Dengan ulah kejaksaan seperti itu, Yang Mulia, berarti kejaksaan telah menghancurkan semangat anti korupsi di kalangan masyarakat. Masyarakat bisa apatis. Bahkan masyarakat akhirnya percaya pada istilah nasib-nasiban. Masyarakat akhirnya bisa percaya bahwa orang yang diperkarakan kejaksaan itu belum tentu karena harus diperkarakan tapi hanya karena nasibnya saja yang apes. Lagi salah mongso. Atau lagi dimangsa. Atau hanya karena tidak mau menyogok. Atau bahkan karena tidak mampu menyogok.
Alangkah tragisnya negeri ini, Yang Mulia, setelah hampir 20 tahun reformasi, setelah lima presiden silih berganti, sampai presiden yang program utamanya adalah revolusi mental, masih juga begini-begini.
16 tahun yang lalu, Yang Mulia, 16 tahun yang lalu.
***
Saat para jaksa ini mungkin masih remaja. Saya diminta untuk membenahi perusahaan daerah Jatim yang lagi sakit.
Kenapa harus saya?
Gubernur Jatim menjawab karena Perusda Jatim dalam keadaan sakit parah. Sakit yang menahun.
Gubernur mengatakan Perusda harus diubah secara drastis. Aset-asetnya hanya banyak yang jadi beban perusahaan. Harus dikonsolidasikan. Perusahaan daerah harus dikelola seperti perusahaan swasta. Baru bisa maju.

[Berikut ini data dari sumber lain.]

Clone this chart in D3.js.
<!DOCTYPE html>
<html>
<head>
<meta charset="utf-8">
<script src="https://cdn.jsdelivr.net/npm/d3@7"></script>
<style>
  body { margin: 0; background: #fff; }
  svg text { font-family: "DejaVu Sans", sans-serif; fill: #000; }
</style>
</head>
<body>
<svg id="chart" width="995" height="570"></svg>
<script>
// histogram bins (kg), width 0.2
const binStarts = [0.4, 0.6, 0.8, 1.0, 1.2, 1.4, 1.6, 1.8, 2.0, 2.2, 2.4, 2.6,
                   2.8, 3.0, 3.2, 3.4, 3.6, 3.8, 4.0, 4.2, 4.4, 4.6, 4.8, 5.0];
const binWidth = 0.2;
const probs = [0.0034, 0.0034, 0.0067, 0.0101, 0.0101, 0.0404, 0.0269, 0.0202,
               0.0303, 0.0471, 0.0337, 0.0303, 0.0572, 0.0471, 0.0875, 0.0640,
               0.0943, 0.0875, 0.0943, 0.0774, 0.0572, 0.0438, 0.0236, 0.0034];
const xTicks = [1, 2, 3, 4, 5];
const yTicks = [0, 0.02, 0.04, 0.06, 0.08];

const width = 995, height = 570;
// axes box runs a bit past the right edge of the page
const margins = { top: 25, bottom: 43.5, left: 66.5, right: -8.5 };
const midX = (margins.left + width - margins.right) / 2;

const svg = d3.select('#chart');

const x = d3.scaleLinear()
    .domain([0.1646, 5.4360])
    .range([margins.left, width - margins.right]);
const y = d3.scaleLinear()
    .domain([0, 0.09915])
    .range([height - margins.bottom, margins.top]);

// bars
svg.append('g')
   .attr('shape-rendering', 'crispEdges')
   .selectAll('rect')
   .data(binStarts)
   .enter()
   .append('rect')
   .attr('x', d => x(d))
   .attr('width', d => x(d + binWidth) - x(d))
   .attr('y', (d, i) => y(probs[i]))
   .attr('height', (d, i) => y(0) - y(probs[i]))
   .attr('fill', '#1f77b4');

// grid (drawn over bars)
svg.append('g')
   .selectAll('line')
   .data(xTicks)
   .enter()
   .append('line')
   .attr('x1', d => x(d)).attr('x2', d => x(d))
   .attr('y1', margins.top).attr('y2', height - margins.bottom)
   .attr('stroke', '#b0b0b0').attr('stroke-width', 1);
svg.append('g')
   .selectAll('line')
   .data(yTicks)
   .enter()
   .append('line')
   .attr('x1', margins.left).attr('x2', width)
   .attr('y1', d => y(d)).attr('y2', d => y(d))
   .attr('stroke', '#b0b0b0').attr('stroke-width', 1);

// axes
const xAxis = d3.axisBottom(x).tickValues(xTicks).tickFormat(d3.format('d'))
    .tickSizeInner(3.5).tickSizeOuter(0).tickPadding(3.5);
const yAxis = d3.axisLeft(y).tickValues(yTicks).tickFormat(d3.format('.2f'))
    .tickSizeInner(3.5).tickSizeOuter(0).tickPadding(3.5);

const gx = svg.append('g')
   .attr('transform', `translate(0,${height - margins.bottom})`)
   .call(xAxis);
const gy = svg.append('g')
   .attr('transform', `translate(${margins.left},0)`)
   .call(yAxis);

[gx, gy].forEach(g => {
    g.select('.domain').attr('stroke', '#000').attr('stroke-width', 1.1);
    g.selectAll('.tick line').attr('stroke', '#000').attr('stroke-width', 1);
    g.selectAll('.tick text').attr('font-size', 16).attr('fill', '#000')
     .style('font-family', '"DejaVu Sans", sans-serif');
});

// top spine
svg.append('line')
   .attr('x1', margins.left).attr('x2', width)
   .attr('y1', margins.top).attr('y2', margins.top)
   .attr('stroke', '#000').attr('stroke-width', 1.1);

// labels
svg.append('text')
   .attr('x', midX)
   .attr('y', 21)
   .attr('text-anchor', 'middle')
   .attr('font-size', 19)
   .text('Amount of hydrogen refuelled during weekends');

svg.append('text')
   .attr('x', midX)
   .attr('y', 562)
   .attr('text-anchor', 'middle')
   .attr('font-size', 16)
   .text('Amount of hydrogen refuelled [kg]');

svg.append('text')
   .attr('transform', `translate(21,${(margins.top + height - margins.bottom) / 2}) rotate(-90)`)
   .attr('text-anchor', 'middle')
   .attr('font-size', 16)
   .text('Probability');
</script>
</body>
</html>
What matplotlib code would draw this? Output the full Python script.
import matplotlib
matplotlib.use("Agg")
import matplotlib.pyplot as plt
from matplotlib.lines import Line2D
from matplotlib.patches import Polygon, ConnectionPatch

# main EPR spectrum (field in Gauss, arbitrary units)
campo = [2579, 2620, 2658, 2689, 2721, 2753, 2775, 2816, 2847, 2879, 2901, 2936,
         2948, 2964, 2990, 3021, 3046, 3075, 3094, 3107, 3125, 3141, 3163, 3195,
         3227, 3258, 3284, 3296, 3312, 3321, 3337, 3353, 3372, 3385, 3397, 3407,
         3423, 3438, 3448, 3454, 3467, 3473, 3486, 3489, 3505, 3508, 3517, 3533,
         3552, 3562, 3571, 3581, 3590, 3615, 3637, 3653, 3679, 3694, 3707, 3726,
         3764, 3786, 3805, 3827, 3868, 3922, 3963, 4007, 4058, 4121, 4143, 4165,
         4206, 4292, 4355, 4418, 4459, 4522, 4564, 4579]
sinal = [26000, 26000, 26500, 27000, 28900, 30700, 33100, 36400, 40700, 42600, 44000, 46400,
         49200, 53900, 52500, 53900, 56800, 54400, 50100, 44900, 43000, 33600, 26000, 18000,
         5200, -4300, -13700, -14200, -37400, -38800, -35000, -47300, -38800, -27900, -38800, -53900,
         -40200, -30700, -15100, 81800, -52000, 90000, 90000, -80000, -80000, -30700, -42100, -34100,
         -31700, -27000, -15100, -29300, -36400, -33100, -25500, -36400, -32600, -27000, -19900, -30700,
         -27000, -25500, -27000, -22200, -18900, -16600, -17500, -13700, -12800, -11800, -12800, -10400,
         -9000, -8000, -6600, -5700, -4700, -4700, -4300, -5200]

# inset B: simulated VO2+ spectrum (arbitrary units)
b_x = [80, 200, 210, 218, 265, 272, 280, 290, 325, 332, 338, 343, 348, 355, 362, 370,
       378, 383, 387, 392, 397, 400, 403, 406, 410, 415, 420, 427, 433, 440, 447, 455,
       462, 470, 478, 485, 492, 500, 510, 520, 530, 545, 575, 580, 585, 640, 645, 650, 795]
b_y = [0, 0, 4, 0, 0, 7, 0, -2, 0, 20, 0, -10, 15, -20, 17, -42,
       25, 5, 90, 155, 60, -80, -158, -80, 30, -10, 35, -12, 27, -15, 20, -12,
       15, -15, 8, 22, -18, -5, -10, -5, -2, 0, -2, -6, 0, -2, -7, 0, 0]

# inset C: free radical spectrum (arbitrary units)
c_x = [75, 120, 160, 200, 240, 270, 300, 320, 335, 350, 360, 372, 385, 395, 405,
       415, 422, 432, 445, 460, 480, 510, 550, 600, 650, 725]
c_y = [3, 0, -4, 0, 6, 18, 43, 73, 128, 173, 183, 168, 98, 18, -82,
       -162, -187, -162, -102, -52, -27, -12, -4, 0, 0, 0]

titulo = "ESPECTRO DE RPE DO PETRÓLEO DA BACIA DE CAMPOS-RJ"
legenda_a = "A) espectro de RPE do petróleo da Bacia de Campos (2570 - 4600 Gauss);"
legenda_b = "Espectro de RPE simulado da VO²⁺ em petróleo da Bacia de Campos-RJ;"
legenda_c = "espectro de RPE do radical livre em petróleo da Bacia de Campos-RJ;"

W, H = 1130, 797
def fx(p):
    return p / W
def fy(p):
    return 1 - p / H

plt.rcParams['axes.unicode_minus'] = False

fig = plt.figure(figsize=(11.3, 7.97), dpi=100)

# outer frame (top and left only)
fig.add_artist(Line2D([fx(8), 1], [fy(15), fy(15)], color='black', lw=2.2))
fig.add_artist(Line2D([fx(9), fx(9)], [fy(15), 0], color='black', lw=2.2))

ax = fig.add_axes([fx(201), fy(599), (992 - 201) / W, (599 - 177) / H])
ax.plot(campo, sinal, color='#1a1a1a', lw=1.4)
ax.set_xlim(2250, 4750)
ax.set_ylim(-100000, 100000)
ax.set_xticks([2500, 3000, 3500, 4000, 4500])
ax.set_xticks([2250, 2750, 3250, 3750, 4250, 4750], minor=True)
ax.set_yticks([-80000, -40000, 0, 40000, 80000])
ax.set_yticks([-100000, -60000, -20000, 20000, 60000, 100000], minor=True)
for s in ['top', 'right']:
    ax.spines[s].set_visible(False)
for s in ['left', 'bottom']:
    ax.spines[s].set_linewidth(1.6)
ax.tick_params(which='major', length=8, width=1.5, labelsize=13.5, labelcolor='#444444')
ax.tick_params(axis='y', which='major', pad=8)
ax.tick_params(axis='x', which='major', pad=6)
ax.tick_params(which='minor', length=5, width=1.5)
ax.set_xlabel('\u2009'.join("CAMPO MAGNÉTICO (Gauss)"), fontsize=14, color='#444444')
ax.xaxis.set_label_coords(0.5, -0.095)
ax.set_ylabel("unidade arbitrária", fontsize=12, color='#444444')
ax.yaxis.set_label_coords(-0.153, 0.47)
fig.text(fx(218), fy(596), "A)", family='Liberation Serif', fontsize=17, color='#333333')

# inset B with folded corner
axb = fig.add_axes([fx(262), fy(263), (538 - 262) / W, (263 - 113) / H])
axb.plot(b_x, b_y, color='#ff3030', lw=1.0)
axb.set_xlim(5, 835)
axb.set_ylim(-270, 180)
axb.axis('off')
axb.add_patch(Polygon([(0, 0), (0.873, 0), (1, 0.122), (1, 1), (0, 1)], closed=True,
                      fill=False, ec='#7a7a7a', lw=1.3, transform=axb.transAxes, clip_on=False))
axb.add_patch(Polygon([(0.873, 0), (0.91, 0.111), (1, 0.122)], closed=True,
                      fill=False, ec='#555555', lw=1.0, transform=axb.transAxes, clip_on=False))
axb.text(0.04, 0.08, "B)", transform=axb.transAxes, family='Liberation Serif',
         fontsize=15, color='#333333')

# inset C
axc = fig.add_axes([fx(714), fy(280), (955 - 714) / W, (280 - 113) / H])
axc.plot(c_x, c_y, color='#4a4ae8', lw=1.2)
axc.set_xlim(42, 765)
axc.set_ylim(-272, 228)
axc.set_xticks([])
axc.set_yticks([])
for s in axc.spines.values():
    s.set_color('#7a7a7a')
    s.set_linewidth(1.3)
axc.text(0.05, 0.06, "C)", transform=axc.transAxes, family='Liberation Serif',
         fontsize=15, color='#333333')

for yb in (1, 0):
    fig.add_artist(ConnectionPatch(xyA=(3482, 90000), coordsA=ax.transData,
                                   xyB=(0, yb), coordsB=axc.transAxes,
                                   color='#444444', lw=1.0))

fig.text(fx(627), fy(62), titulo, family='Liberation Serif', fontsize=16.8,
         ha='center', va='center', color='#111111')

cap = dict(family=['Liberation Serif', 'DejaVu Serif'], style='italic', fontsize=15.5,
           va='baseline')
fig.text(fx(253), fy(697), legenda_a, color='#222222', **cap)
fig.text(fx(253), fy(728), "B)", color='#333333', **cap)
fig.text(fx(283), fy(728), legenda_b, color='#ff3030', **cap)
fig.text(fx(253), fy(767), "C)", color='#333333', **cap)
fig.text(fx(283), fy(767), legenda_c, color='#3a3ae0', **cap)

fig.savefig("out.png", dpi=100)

Sebelum meminta saya itu, Yang Mulia, Gubernur bersama DPRD Jatim sudah membuat langkah yang sangat radikal. Yaitu mengubah status Perusda menjadi PT (Perseroan Terbatas). Yakni PT PWU.
Mengapa mereka mengubah Perusda menjadi PT?
Mereka menjawab bahwa dengan status PT, Perusda akan bisa keluar dari kesulitan yang sudah dialaminya bertahun-tahun. Dengan status PT Perusda bisa membuat keputusan lebih cepat. Birokrasi tidak perlu berbelit-belit.
Dengan bentuk PT keputusan tertinggi ada di lembaga RUPS. Bukan di DPRD lagi.